A hushed, textile-scented stillness fills the Atelier, where a penciled sketch notation in a notebook halts mid-design, leaving garments and embellishments forever incomplete.

Life in Threads

These implements belonged to Madeleine Beaumont, costume designer (b. 1879, Lyon), trained in a French couture house specializing in theatre and operatic attire.

Her notes—delicate, precise, and methodical—recorded pattern cuts, embroidery sequences, and fabric combinations. A folded slip referencing her apprentice, Clémence Beaumont, “complete opera gown Wednesday,” hints at a structured routine: cutting, sewing, and detailing costumes, intertwined with household responsibilities.

Garments and Tools

On the main table, partially constructed dresses lie across bolsters and pins. Scissors, needles, and measuring tapes are aligned by type. A ledger beneath folded sketches tracks client orders, fabric sources, and stepwise construction notes. Several incomplete gowns lean against the wall, folds and embroidery half-finished, paused mid-creation as though awaiting Madeleine’s careful hand to continue.

Signs of Faltering

Later ledger entries reveal repeated corrections to pattern symmetry and stitch consistency. Several gowns display uneven hems; embroidery misaligned. A margin note—“client refuses final fitting”—is smudged. Tools lie scattered, one pair of scissors bent, reflecting fatigue and mounting anxiety that disrupted Madeleine’s meticulous workflow. Partially completed costumes remain on tables, the rhythm of atelier work broken.

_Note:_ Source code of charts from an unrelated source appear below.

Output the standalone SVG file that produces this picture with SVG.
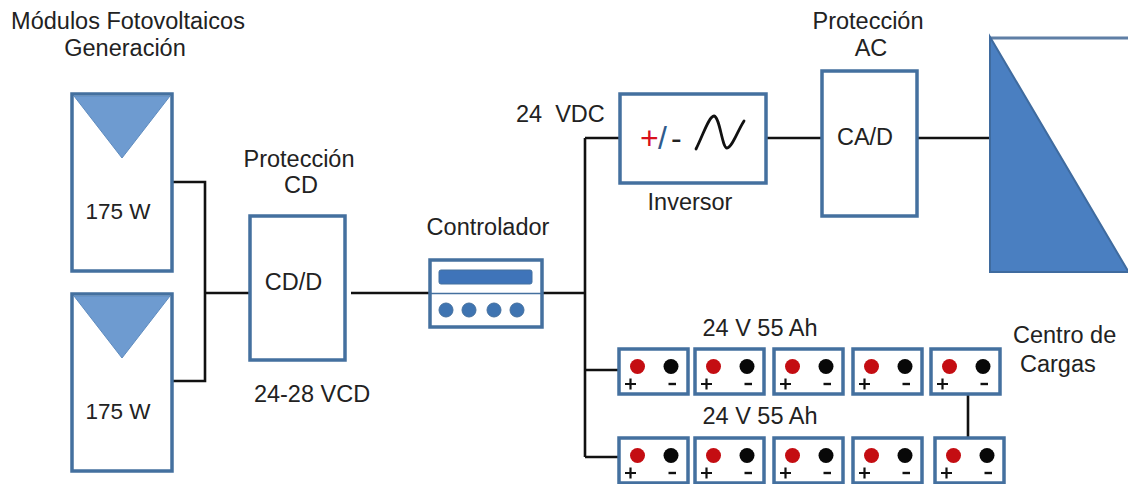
<svg xmlns="http://www.w3.org/2000/svg" xmlns:xlink="http://www.w3.org/1999/xlink" width="1128" height="484" viewBox="0 0 1128 484">
<style>
text{font-family:"Liberation Sans",Arial,sans-serif;font-size:23.5px;fill:#222;white-space:pre}
.m{text-anchor:middle}
.box{fill:#fff;stroke:#44709f;stroke-width:3.5}
.tri{fill:#6e9bd0;stroke:#5f8cbf;stroke-width:1}
.w{fill:none;stroke:#111;stroke-width:2.6}
.bat{fill:#fff;stroke:#44709f;stroke-width:3.5}
.r{fill:#c40d12}.k{fill:#080808}
.dot{fill:#3f74b1;stroke:#44709f}
.n{font-size:22.500px}
.g{font-size:32px}
</style>
<defs>
<g id="battery">
<rect class="bat" x="0" y="0" width="69" height="45"/>
<circle class="r" cx="18.500" cy="17.500" r="7.500"/><circle class="k" cx="52" cy="17.500" r="7.500"/>
<path d="M6 35h11M11.500 29.500v11" stroke="#111" stroke-width="2.200" fill="none"/>
<path d="M49.500 35h7.500" stroke="#111" stroke-width="2.400" fill="none"/>
</g>
</defs>
<rect width="1128" height="484" fill="#fff"/>
<g id="connectors">
<path class="w" d="M172 182H205V381H172M205 293H250M351 293H430M542 293H585M585 138V457M585 138H620M766 138H822M912 138H990M585 370H619M585 457H619M968 394V437"/>
</g>
<g id="pv1"><rect class="box" x="72" y="94" width="100" height="177"/><path class="tri" d="M74 96H170L122 158Z"/><text class="m n" x="118" y="219">175 W</text></g>
<g id="pv2"><rect class="box" x="72" y="294" width="100" height="177"/><path class="tri" d="M74 296H170L122 358Z"/><text class="m n" x="118" y="419">175 W</text></g>
<g id="pv-label"><text class="m" x="128" y="29">Módulos Fotovoltaicos</text><text class="m" x="125" y="56">Generación</text></g>
<g id="prot-cd"><rect class="box" x="250" y="216" width="95" height="144"/><text class="m" x="293.500" y="290">CD/D</text><text class="m" x="299" y="167">Protección</text><text class="m" x="301" y="193">CD</text><text class="m" x="312" y="402">24-28 VCD</text></g>
<g id="controlador"><rect class="box" x="430" y="260" width="112" height="67"/><path d="M430 293.500H542" stroke="#44709f" stroke-width="1.500"/><rect x="439" y="270" width="93" height="14" rx="2" fill="#3f74b9" stroke="#44709f"/><circle class="dot" cx="446" cy="310" r="7"/><circle class="dot" cx="469" cy="310" r="7"/><circle class="dot" cx="494" cy="310" r="7"/><circle class="dot" cx="517" cy="310" r="7"/><text class="m" x="488" y="235">Controlador</text></g>
<g id="inversor"><rect class="box" x="620" y="94" width="146" height="89"/>
<text x="640" y="149" class="g" style="fill:#d8101c">+</text><text x="658" y="149" class="g" style="fill:#2f5b8c">/</text><text x="671" y="149" class="g" style="fill:#222">-</text>
<path d="M696 149C703 135 709 116 714 116C720 117 722 148 727 148C732 148 738 130 744 121" fill="none" stroke="#111" stroke-width="2.800" stroke-linecap="round"/>
<text class="m" x="690" y="210">Inversor</text><text x="516" y="122">24  VDC</text></g>
<g id="prot-ac"><rect class="box" x="822" y="71" width="95" height="145"/><text class="m" x="865" y="145">CA/D</text><text class="m" x="868" y="29">Protección</text><text class="m" x="871" y="56">AC</text></g>
<g id="carga"><path d="M990 38H1128" stroke="#5f7fa5" stroke-width="3"/><path d="M990 37L1128 271V272H990Z" fill="#4a7fc1" stroke="#3f6b9f" stroke-width="2"/></g>
<g id="bat-top"><use href="#battery" x="619" y="349"/><use href="#battery" x="695" y="349"/><use href="#battery" x="774" y="349"/><use href="#battery" x="853" y="349"/><use href="#battery" x="931" y="349"/></g>
<g id="bat-bottom"><use href="#battery" x="619" y="438"/><use href="#battery" x="695" y="438"/><use href="#battery" x="774" y="438"/><use href="#battery" x="853" y="438"/><use href="#battery" x="935" y="438"/></g>
<g id="labels"><text class="m" x="760" y="336">24 V 55 Ah</text><text class="m" x="760" y="424">24 V 55 Ah</text><text x="1013" y="343">Centro de</text><text x="1020" y="372">Cargas</text></g>
</svg>
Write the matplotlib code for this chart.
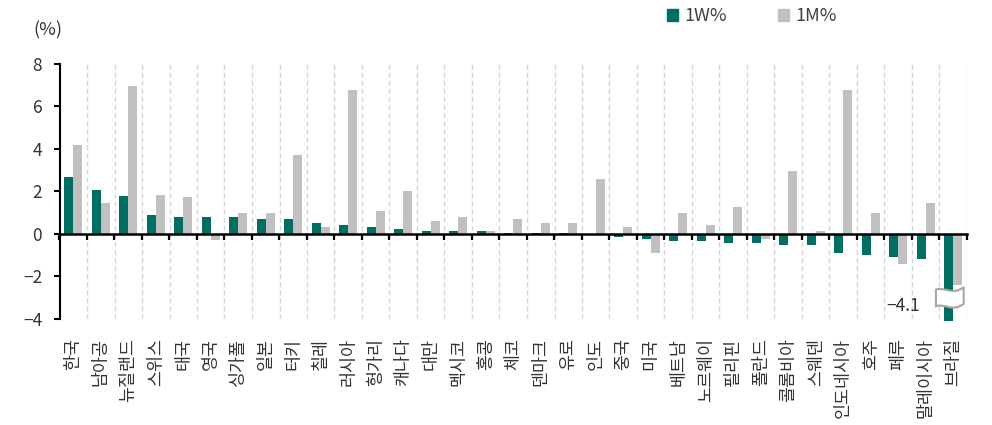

In the Atelier’s final drawer, Madeleine’s last sketch entry trails into incomplete garment notes and penciled embellishment instructions. A penciled reminder—“review with Clémence”—cuts off abruptly.

No record explains why work ceased, nor why Clémence never returned to finish the remaining costumes.

The house remains abandoned, its fabrics, tools, and sketches suspended in quiet anticipation, preserving the halted rhythm of couture creation that will never resume, a silent testament to careful labor left unfinished.